Il ne demande ni pardon, ni honneurs :

« Le film se termine sur son départ, discret, les fleurs en main. Il ne cherche ni pardon, ni honneurs. Juste à ce que la mémoire soit complète. »

Hier soir, j’ai pensé que Boudina n’avait pas seulement traversé l’Histoire : il l’avait habitée avec dignité. Et que grâce à ce film, sa voix continue, désormais, de nous parler.

Échos au présent

La parole de Boudina, revenue de l’oubli, résonne au-delà de Montluc. Aujourd’hui, où les récits coloniaux restent niés, son retour dans la cellule 45 rappelle que la mémoire n’est jamais neutre : elle est acte politique.
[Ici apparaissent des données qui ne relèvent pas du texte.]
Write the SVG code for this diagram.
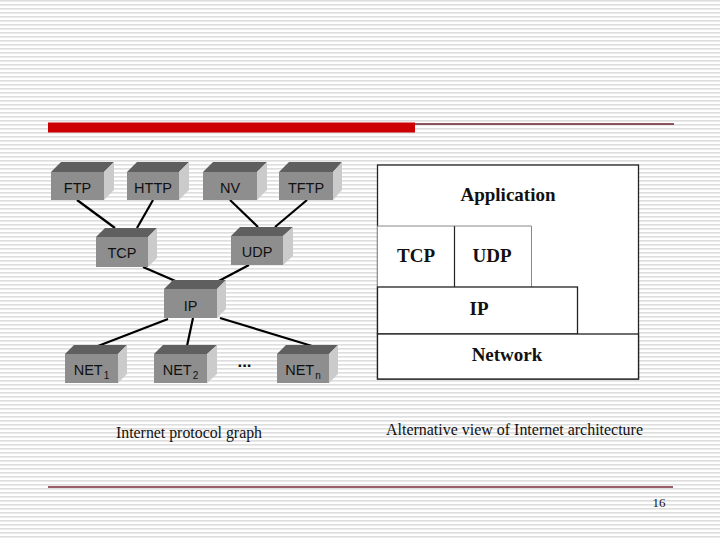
<svg xmlns="http://www.w3.org/2000/svg" width="720" height="540" viewBox="0 0 720 540">
<defs>
<pattern id="stripes" width="720" height="4" patternUnits="userSpaceOnUse">
<rect width="720" height="4" fill="#ffffff"/>
<rect y="0.2" width="720" height="1.3" fill="#d6d6d6"/>
</pattern>
<style>
.top{fill:#5f5f5f}
.front{fill:#8e8e8e}
.side{fill:#cbcbcb}
.lbl{font-family:"Liberation Sans",Arial,sans-serif;font-size:14.5px;fill:#111;text-anchor:middle}
.sub{font-size:10px}
.con line{stroke:#000;stroke-width:2.2}
.lay{font-family:"Liberation Serif","Times New Roman",serif;font-size:19px;font-weight:bold;fill:#111;text-anchor:middle}
.cap{font-family:"Liberation Serif","Times New Roman",serif;font-size:16px;fill:#111}
.frame{fill:#fff;stroke:#222;stroke-width:1.3}
</style>
</defs>
<rect width="720" height="540" fill="url(#stripes)"/>

<!-- title bar -->
<rect x="48" y="122.5" width="367" height="10" fill="#cc0000"/>
<line x1="415" y1="124" x2="674" y2="124" stroke="#6b1f2c" stroke-width="1.5"/>

<!-- connectors -->
<g id="connectors" class="con">
<line x1="77" y1="200" x2="115" y2="228"/>
<line x1="153" y1="200" x2="137" y2="228"/>
<line x1="230" y1="200" x2="258" y2="227"/>
<line x1="307" y1="200" x2="275" y2="227"/>
<line x1="143" y1="267" x2="180" y2="283"/>
<line x1="249" y1="265" x2="215" y2="283"/>
<line x1="168" y1="319" x2="98" y2="346"/>
<line x1="193" y1="318" x2="187" y2="346"/>
<line x1="220" y1="318" x2="312" y2="346"/>
</g>

<!-- left graph nodes -->
<g id="ftp">
<polygon class="top" points="51,172 61,162 114,162 104,172"/>
<polygon class="side" points="104,172 114,162 114,190 104,200"/>
<rect class="front" x="51" y="172" width="53" height="28"/>
<text class="lbl" x="77.5" y="193">FTP</text>
</g>
<g id="http">
<polygon class="top" points="127,172 137,162 189,162 179,172"/>
<polygon class="side" points="179,172 189,162 189,190 179,200"/>
<rect class="front" x="127" y="172" width="52" height="28"/>
<text class="lbl" x="153" y="193">HTTP</text>
</g>
<g id="nv">
<polygon class="top" points="203,172 213,162 267,162 257,172"/>
<polygon class="side" points="257,172 267,162 267,190 257,200"/>
<rect class="front" x="203" y="172" width="54" height="28"/>
<text class="lbl" x="230" y="193">NV</text>
</g>
<g id="tftp">
<polygon class="top" points="279,172 289,162 342,162 333,172"/>
<polygon class="side" points="333,172 342,162 342,190 333,200"/>
<rect class="front" x="279" y="172" width="54" height="28"/>
<text class="lbl" x="306" y="193">TFTP</text>
</g>
<g id="tcp">
<polygon class="top" points="96,237 105,228 157,228 148,237"/>
<polygon class="side" points="148,237 157,228 157,258 148,267"/>
<rect class="front" x="96" y="237" width="52" height="30"/>
<text class="lbl" x="122" y="258">TCP</text>
</g>
<g id="udp">
<polygon class="top" points="231,236 240,227 293,227 283,236"/>
<polygon class="side" points="283,236 293,227 293,256 283,265"/>
<rect class="front" x="231" y="236" width="52" height="29"/>
<text class="lbl" x="257" y="257">UDP</text>
</g>
<g id="ip">
<polygon class="top" points="164,289 173,280 226,280 217,289"/>
<polygon class="side" points="217,289 226,280 226,309 217,318"/>
<rect class="front" x="164" y="289" width="53" height="29"/>
<text class="lbl" x="190.5" y="311">IP</text>
</g>
<g id="net1">
<polygon class="top" points="65,354 74,345 127,345 118,354"/>
<polygon class="side" points="118,354 127,345 127,374 118,383"/>
<rect class="front" x="65" y="354" width="53" height="29"/>
<text class="lbl" x="91.5" y="375">NET<tspan class="sub" dx="1" dy="4">1</tspan></text>
</g>
<g id="net2">
<polygon class="top" points="154,354 163,345 217,345 207,354"/>
<polygon class="side" points="207,354 217,345 217,374 207,383"/>
<rect class="front" x="154" y="354" width="53" height="29"/>
<text class="lbl" x="180.5" y="375">NET<tspan class="sub" dx="1" dy="4">2</tspan></text>
</g>
<g id="dots">
<text class="lbl" x="244.5" y="367" style="font-weight:bold;font-size:17px">...</text>
</g>
<g id="netn">
<polygon class="top" points="277,354 286,345 338,345 329,354"/>
<polygon class="side" points="329,354 338,345 338,374 329,383"/>
<rect class="front" x="277" y="354" width="52" height="29"/>
<text class="lbl" x="303" y="375">NET<tspan class="sub" dx="1" dy="4">n</tspan></text>
</g>

<!-- right layered view -->
<g id="application">
<rect class="frame" x="377.5" y="165" width="261" height="214"/>
<text class="lay" x="508" y="201">Application</text>
</g>
<g id="layer-tcp">
<rect x="377.5" y="226" width="77" height="61" fill="#fff"/>
<line x1="377.5" y1="226" x2="454.5" y2="226" stroke="#888" stroke-width="1"/>
<line x1="454.5" y1="226" x2="454.5" y2="287" stroke="#222" stroke-width="1.2"/>
<text class="lay" x="416" y="262">TCP</text>
</g>
<g id="layer-udp">
<line x1="454.5" y1="226" x2="531.5" y2="226" stroke="#888" stroke-width="1"/>
<line x1="531.5" y1="226" x2="531.5" y2="287" stroke="#888" stroke-width="1"/>
<text class="lay" x="492" y="262">UDP</text>
</g>
<g id="layer-ip">
<rect x="377.5" y="287" width="200" height="47" fill="#fff" stroke="#222" stroke-width="1.3"/>
<text class="lay" x="479" y="315">IP</text>
</g>
<g id="layer-network">
<rect x="377.5" y="334" width="261" height="45" fill="#fff" stroke="#222" stroke-width="1.3"/>
<text class="lay" x="507" y="361">Network</text>
</g>

<!-- captions -->
<text class="cap" x="116" y="438" textLength="146" lengthAdjust="spacingAndGlyphs">Internet protocol graph</text>
<text class="cap" x="386" y="435" textLength="257" lengthAdjust="spacingAndGlyphs">Alternative view of Internet architecture</text>

<!-- footer -->
<line x1="48" y1="487" x2="673" y2="487" stroke="#7a2a35" stroke-width="1.5"/>
<text x="659" y="507" style="font-family:'Liberation Serif','Times New Roman',serif;font-size:13px;fill:#111;text-anchor:middle">16</text>
</svg>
Quand on efface un visage, un nom ou une histoire, on efface aussi la possibilité de justice.

En ce sens, son regard fixe sur la caméra nous met face à nos responsabilités collectives : reconnaître que résister n’est pas un crime, mais un droit. À l’heure où, dans le monde, des peuples sont privés du droit à exister, où l’on criminalise la simple survie, la dignité de Boudina rappelle que l’oubli organisé peut précéder la répétition des violences.

Les Palestiniens, comme hier les Algériens : réduits à des chiffres dans les bilans, leurs voix sont trop souvent muselées.

« Nous étions des numéros, mais nous étions des hommes. »

Cette phrase, prononcée devant un mur de briques, traverse le temps : elle nous invite à entendre la même douleur dans les ruines de Gaza. Car refuser la légitimité d’une résistance, c’est refuser l’humanité de ceux qui la portent.

Retour à Montluc est à voir absolument : non pour figer un destin, mais pour affirmer que tant que la mémoire n’est pas complète, aucune paix n’est possible.